Creating a lot of new frames might be expensive.
Some functions may ask for user confirmation before creating an many
frames. For instance, see `ibuffer-do-view-1': this function ask for
confirmation before creating > 3 frames. IMO, it's good if each
function creating a large number of frames do a similar check. We might
add a new option, for instance 'max-number-of-frames' or
'frame-max-number':
I get the impression that setting pop-up-frames will inevitably lead to
many more frames than 3. IOW setting pop-up-frames non-nil is already
a way to say that you're OK with having many frames.
That was an example: that's why i said 'in particular'.
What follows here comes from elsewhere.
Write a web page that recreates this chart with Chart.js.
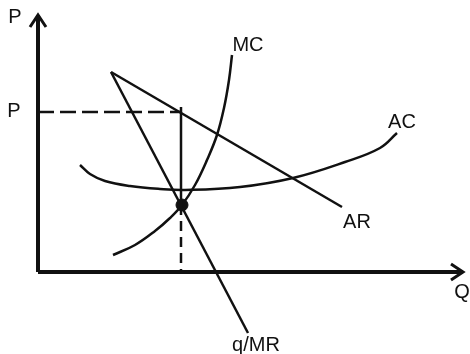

Anyway, i might say i want icecream: maybe i eat 2, 3 or even more. I ate
one summer one icecream cone with 6 balls (the shop offered cones with
even 20 balls). Said that, I will not eat one cone with 100 icecream balls;
i would prefer to be asked for confirmation before pay it.
`ibuffer-do-view-1' is another example: introduces a hardcoded `3'.
Why `3'? Isn't it better allow users to define what is in their opinion
a large number of frames?
It's good having an standard check. Otherwise we could have one
Emacs library FOO asking you if nframes > N1 is Ok, and another Emacs
library BAR asking the same when nframes > N2.
I saw more use cases in 3rd party code where this could be useful.
It might be more cases in Emacs source.